● **Objective**: Which lines below hold the word "this"? Copy all of them.

(Records from a dataset)

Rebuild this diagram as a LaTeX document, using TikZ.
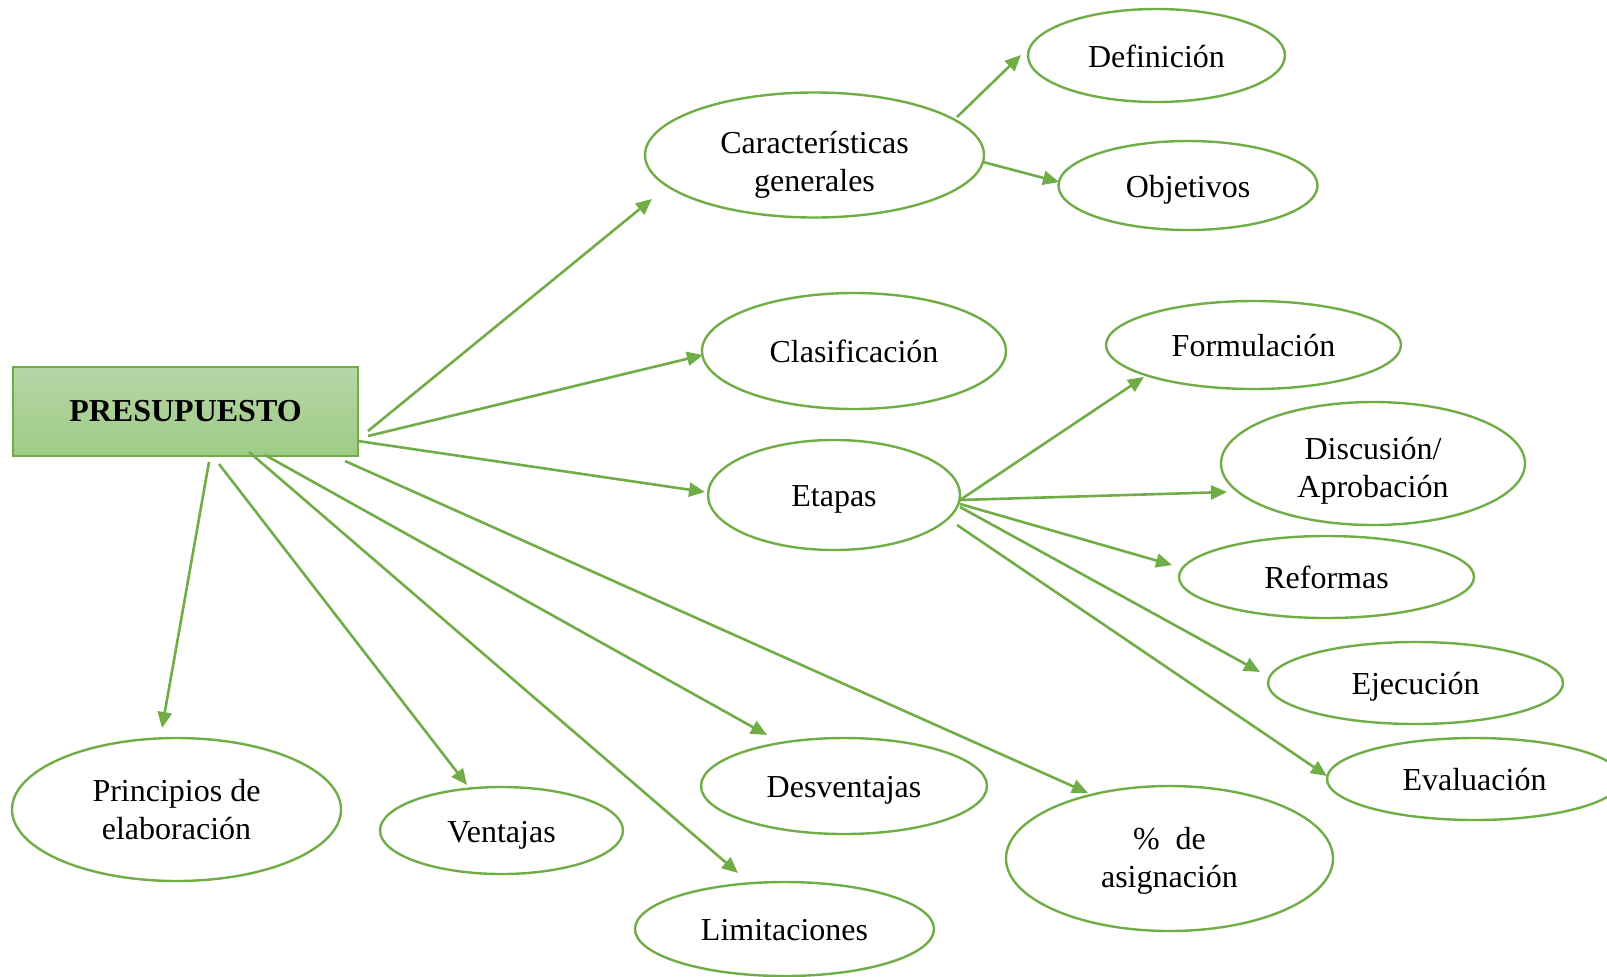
\documentclass[tikz,border=0pt]{standalone}
\usepackage{fontspec}
\setmainfont{Liberation Serif}
\usetikzlibrary{shapes.geometric,arrows.meta}
\definecolor{lgreen}{RGB}{112,173,71}
\definecolor{boxtop}{RGB}{183,214,167}
\definecolor{boxbot}{RGB}{158,203,134}
\newcommand{\onestrut}{\rule[-4pt]{0pt}{19.6pt}}
\newcommand{\topstrut}[1]{\rule{0pt}{#1}}
\newcommand{\botstrut}{\rule[-4pt]{0pt}{4pt}}
\tikzset{
  bubble/.style={ellipse, draw=lgreen, line width=1.2pt, inner sep=0pt, align=center,
    font=\fontsize{16}{19}\selectfont},
  mainbox/.style={rectangle, draw=lgreen, line width=0.6pt, top color=boxtop, bottom color=boxbot,
    minimum width=172.5pt, minimum height=44.5pt, inner sep=0pt,
    font=\fontsize{16}{19}\selectfont\bfseries},
  arr/.style={draw=lgreen, line width=1.3pt, -{Triangle[length=8pt,width=7pt]}}
}
\begin{document}
\begin{tikzpicture}[x=0.5pt,y=-0.5pt]
\useasboundingbox (0,0) rectangle (1607,976);
\node[mainbox] (pre) at (185.5,411.5) {PRESUPUESTO};
\node[bubble, minimum width=128.5pt, minimum height=46.5pt] (def) at (1156.5,55.5) {\onestrut Definición};
\node[bubble, minimum width=129.5pt, minimum height=44.5pt] (obj) at (1188,185.5) {\onestrut Objetivos};
\node[bubble, minimum width=169.5pt, minimum height=62pt] (car) at (814.5,155) {\topstrut{21.2pt}Características\\generales\botstrut};
\node[bubble, minimum width=152pt, minimum height=58pt] (cla) at (854,351) {\onestrut Clasificación};
\node[bubble, minimum width=126pt, minimum height=55pt] (eta) at (834,495) {\onestrut Etapas};
\node[bubble, minimum width=147.5pt, minimum height=44pt] (for) at (1253.5,345) {\onestrut Formulación};
\node[bubble, minimum width=152pt, minimum height=61.5pt] (dis) at (1373,463.5) {\topstrut{19pt}Discusión/\\Aprobación\botstrut};
\node[bubble, minimum width=147.5pt, minimum height=41pt] (ref) at (1326.5,577) {\onestrut Reformas};
\node[bubble, minimum width=147.5pt, minimum height=41pt] (eje) at (1415.5,683) {\onestrut Ejecución};
\node[bubble, minimum width=147.5pt, minimum height=41pt] (eva) at (1474.5,779) {\onestrut Evaluación};
\node[bubble, minimum width=164.5pt, minimum height=71.5pt] (pri) at (176.5,809.5) {\topstrut{14.9pt}Principios de\\elaboración\botstrut};
\node[bubble, minimum width=121.5pt, minimum height=43.5pt] (ven) at (501.5,830.5) {\onestrut Ventajas};
\node[bubble, minimum width=143pt, minimum height=48pt] (des) at (844,786) {\onestrut Desventajas};
\node[bubble, minimum width=149.5pt, minimum height=47pt] (lim) at (784.5,929) {\onestrut Limitaciones};
\node[bubble, minimum width=163.5pt, minimum height=72.5pt] (pct) at (1169.5,858.5) {\topstrut{14.4pt}\%\ \ de\\asignación\botstrut};

\draw[arr] ([shift={(182.5,19.5)}]pre.center) -- ([shift={(-162.5,44)}]car.center);
\draw[arr] ([shift={(182.5,24.5)}]pre.center) -- ([shift={(-151,4)}]cla.center);
\draw[arr] ([shift={(172.5,29.5)}]pre.center) -- ([shift={(-129,-3)}]eta.center);
\draw[arr] ([shift={(23.5,50.5)}]pre.center) -- ([shift={(-14.5,-81.5)}]pri.center);
\draw[arr] ([shift={(33.5,52.5)}]pre.center) -- ([shift={(-34.5,-45.5)}]ven.center);
\draw[arr] ([shift={(63.5,40.5)}]pre.center) -- ([shift={(-46.5,-56)}]lim.center);
\draw[arr] ([shift={(79.5,43.5)}]pre.center) -- ([shift={(-77,-51)}]des.center);
\draw[arr] ([shift={(159.5,49.5)}]pre.center) -- ([shift={(-81.5,-65.5)}]pct.center);
\draw[arr] ([shift={(142.5,-38)}]car.center) -- ([shift={(-135.5,-0.5)}]def.center);
\draw[arr] ([shift={(168.5,7)}]car.center) -- ([shift={(-129,-3.5)}]obj.center);
\draw[arr] ([shift={(126,5)}]eta.center) -- ([shift={(-109.5,32)}]for.center);
\draw[arr] ([shift={(126,5)}]eta.center) -- ([shift={(-146,28.5)}]dis.center);
\draw[arr] ([shift={(126,9)}]eta.center) -- ([shift={(-154.5,-12)}]ref.center);
\draw[arr] ([shift={(126,12)}]eta.center) -- ([shift={(-155.5,-11)}]eje.center);
\draw[arr] ([shift={(123,30)}]eta.center) -- ([shift={(-147.5,-3)}]eva.center);
\end{tikzpicture}
\end{document}
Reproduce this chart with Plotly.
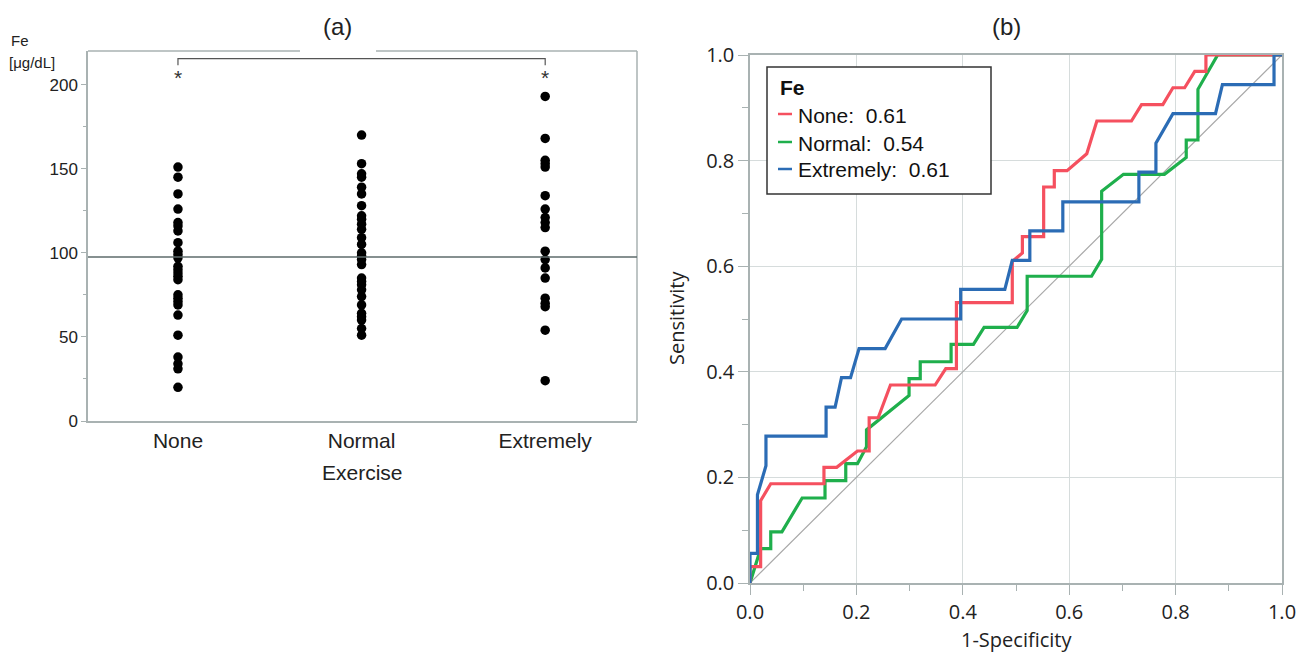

● **Result below**:
Rebuild this diagram as a LaTeX document, using TikZ.
Reproduce this chart with Plotly.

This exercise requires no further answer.